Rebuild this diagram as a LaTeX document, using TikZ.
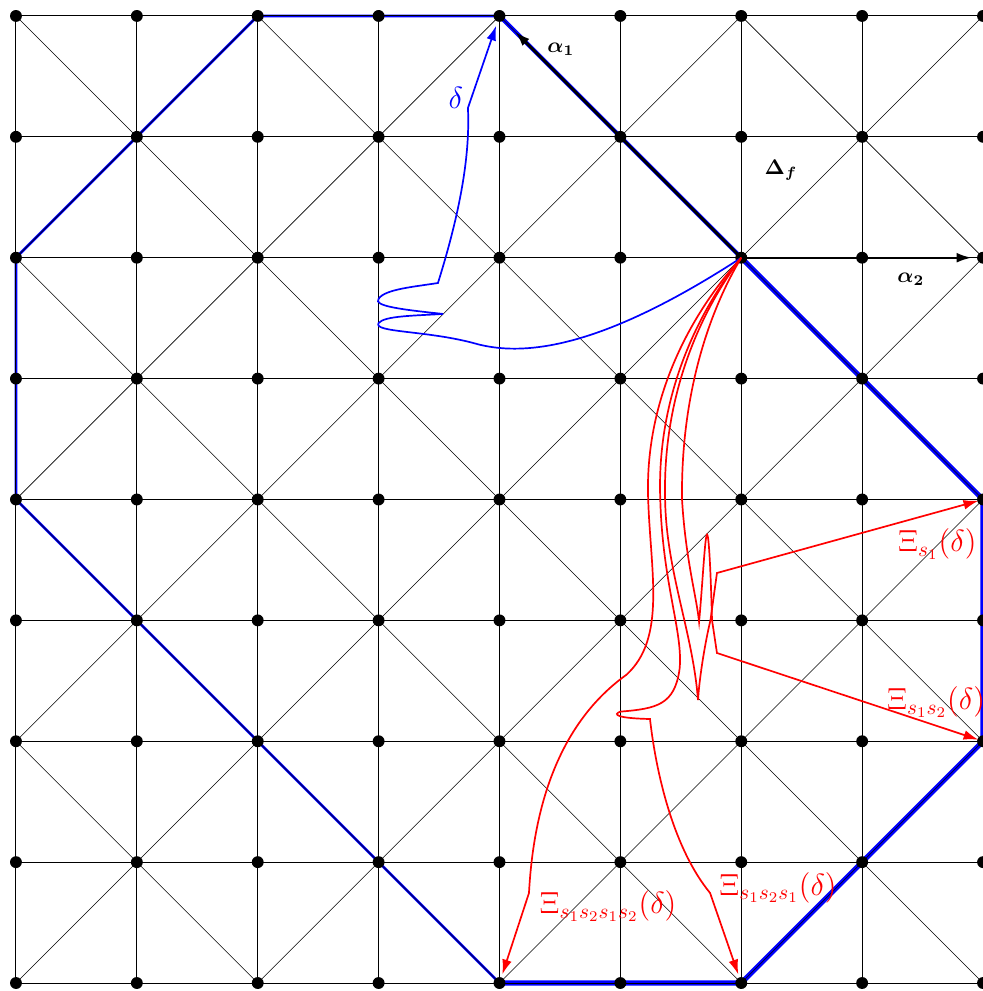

- - -

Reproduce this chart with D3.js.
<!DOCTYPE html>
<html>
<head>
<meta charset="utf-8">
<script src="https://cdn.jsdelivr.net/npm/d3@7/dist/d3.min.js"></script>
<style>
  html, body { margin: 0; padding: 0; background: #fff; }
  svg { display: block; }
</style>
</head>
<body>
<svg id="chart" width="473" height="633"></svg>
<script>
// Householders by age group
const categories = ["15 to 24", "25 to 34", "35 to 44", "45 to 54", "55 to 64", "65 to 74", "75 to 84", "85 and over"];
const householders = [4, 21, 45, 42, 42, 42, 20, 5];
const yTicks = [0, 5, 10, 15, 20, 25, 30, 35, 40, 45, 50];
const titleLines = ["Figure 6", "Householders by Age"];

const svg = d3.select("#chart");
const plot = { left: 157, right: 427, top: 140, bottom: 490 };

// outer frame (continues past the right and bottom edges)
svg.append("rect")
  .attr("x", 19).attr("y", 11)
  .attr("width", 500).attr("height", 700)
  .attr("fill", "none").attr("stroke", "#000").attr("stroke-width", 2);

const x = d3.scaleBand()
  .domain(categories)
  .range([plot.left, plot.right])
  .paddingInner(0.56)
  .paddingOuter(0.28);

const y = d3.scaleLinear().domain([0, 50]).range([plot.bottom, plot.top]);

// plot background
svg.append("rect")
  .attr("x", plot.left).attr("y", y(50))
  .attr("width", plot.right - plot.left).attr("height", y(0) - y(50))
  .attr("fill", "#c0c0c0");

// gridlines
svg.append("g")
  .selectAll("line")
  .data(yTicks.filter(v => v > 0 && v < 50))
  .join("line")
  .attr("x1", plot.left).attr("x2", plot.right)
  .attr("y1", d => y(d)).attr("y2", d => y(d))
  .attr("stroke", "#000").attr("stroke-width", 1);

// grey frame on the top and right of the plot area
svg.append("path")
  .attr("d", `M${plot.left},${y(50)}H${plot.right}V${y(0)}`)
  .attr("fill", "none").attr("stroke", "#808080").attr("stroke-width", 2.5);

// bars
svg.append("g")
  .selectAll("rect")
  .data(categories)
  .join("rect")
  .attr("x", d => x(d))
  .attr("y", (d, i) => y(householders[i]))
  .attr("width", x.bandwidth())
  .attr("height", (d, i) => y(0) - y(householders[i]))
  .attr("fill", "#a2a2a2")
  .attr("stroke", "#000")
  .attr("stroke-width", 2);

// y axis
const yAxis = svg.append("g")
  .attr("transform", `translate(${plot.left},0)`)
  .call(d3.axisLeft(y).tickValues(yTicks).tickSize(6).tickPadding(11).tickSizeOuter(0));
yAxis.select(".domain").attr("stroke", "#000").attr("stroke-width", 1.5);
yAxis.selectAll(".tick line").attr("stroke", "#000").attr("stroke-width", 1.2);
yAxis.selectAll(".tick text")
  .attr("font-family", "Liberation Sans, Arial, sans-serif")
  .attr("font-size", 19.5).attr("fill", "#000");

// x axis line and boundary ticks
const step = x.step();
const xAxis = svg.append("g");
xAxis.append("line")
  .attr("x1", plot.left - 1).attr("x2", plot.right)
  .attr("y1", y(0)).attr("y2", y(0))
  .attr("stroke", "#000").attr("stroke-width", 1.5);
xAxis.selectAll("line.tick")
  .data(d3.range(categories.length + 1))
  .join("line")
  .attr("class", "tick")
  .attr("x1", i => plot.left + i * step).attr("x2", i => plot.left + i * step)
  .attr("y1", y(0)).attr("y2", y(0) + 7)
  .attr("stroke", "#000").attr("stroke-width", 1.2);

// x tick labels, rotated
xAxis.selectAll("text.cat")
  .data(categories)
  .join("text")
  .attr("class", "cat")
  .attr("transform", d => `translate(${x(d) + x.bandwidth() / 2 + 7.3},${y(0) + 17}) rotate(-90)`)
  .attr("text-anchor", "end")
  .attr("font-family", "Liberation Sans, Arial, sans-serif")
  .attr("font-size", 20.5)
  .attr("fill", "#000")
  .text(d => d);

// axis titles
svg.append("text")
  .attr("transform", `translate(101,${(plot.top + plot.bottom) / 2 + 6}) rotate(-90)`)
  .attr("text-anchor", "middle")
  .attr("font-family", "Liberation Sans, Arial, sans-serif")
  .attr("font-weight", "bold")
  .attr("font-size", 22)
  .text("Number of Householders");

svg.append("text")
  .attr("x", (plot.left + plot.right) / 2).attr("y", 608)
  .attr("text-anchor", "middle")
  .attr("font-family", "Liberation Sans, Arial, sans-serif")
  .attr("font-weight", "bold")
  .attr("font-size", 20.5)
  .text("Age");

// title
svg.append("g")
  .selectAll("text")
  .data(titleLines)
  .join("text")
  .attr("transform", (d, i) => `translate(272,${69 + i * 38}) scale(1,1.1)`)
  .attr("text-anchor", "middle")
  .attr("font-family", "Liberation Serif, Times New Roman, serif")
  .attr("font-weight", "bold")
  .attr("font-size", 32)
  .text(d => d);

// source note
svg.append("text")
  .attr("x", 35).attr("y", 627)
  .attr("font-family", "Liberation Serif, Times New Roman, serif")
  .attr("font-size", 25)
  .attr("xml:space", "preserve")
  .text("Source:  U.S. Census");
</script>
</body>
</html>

- - -

Retype, exactly and in full, the lines above from the one containing "Reproduce this chart with D3.js." through the one containing "140, bottom: 490".

Exercise answer:
Reproduce this chart with D3.js.
<!DOCTYPE html>
<html>
<head>
<meta charset="utf-8">
<script src="https://cdn.jsdelivr.net/npm/d3@7/dist/d3.min.js"></script>
<style>
  html, body { margin: 0; padding: 0; background: #fff; }
  svg { display: block; }
</style>
</head>
<body>
<svg id="chart" width="473" height="633"></svg>
<script>
// Householders by age group
const categories = ["15 to 24", "25 to 34", "35 to 44", "45 to 54", "55 to 64", "65 to 74", "75 to 84", "85 and over"];
const householders = [4, 21, 45, 42, 42, 42, 20, 5];
const yTicks = [0, 5, 10, 15, 20, 25, 30, 35, 40, 45, 50];
const titleLines = ["Figure 6", "Householders by Age"];

const svg = d3.select("#chart");
const plot = { left: 157, right: 427, top: 140, bottom: 490 };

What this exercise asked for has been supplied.